Neither could we. We needed a pan pizza for a photo shoot and simply did not have time to make it ourselves before our deadline. We called an independent pizzeria just blocks away from our office and placed the order anonymously, of course. When we opened the box, our jaws dropped. Our managing editor, Mandy Detwiler, placed a call to the shop. She asked to speak to the manager regarding a burned pizza. After five minutes on hold, Mandy was informed the manager was busy helping in the kitchen because someone didn’t show up to work that day (the customer’s problem?). Mandy was promised a return call from the manager.
Well, the return call came — but not from the manager. Again, too busy. But the employee was courteous and apologetic. She explained the reason for the burned pizza (their inexperienced crew had turned the deck ovens up too high in the morning) and offered to make it right by sending a gift card. That did nothing to satisfy our needs for a photogenic pizza or to remedy our hunger, but it was a gesture that, as pure customers, we appreciated. She was working to make it right.
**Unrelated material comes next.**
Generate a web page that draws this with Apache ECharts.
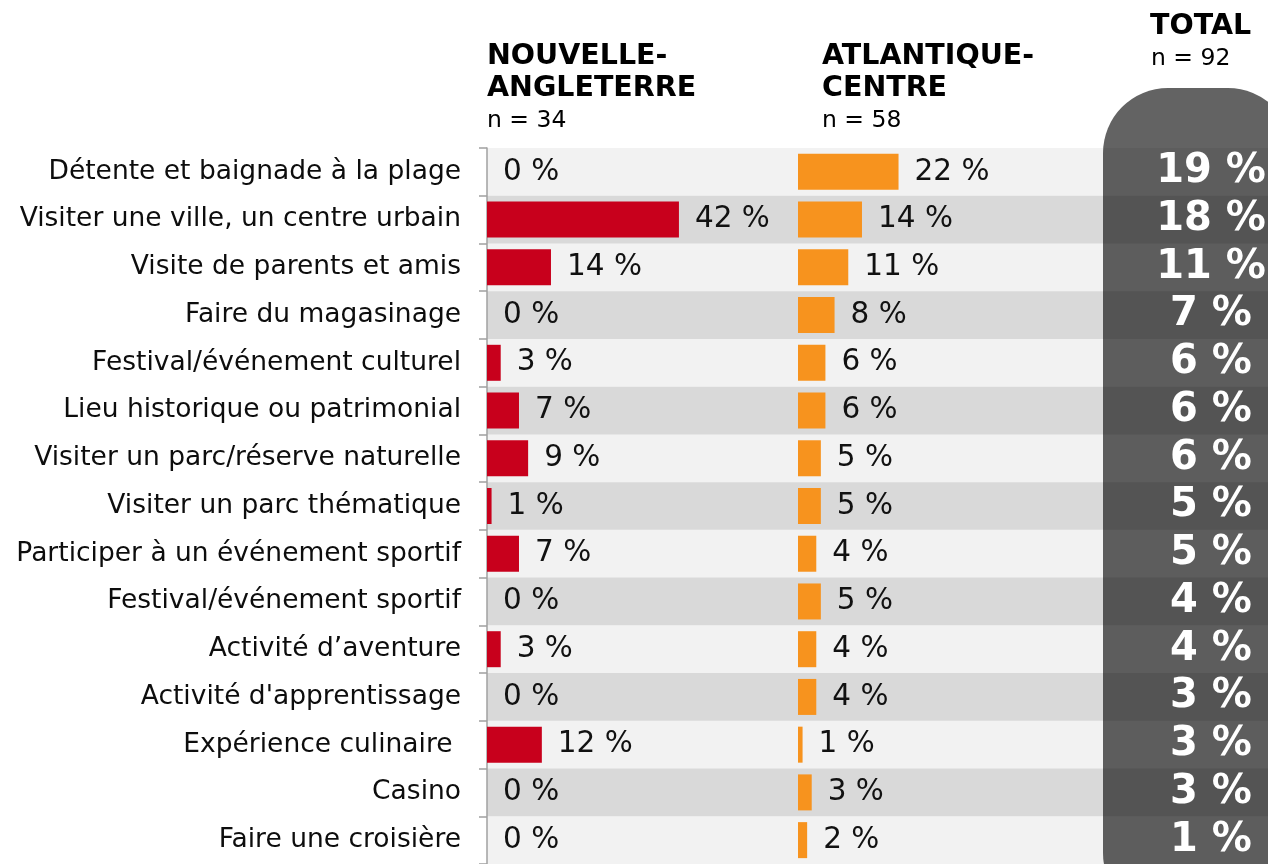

The best part of the story — at least it gave me a chuckle — was when the employee called Mandy back to get the address to which the gift card should be sent. “908 South 8th Street,” Mandy said … “Care of Pizza Today magazine…” There was a gasp at the other end of the line. The poor girl couldn’t believe they just sent a national magazine a product even a hog wouldn’t eat. But, in reality, we are absolutely the best office in America for this sort of mistake. We understand. Others do not. At some point it becomes not about the poor product that was served, but about the service the unhappy customer receives post-mistake.
What would you personally have done in this situation had that call come into your pizzeria? Would you have returned the call yourself? Would you be happy if you learned that the hostess instead of the manager called the customer back when the customer specifically asked to speak to the manger? Would you have delivered a new pizza immediately along with the gift card? These are all questions that our staff has asked one another and our operator friends since the blackened pizza left us all feeling blue.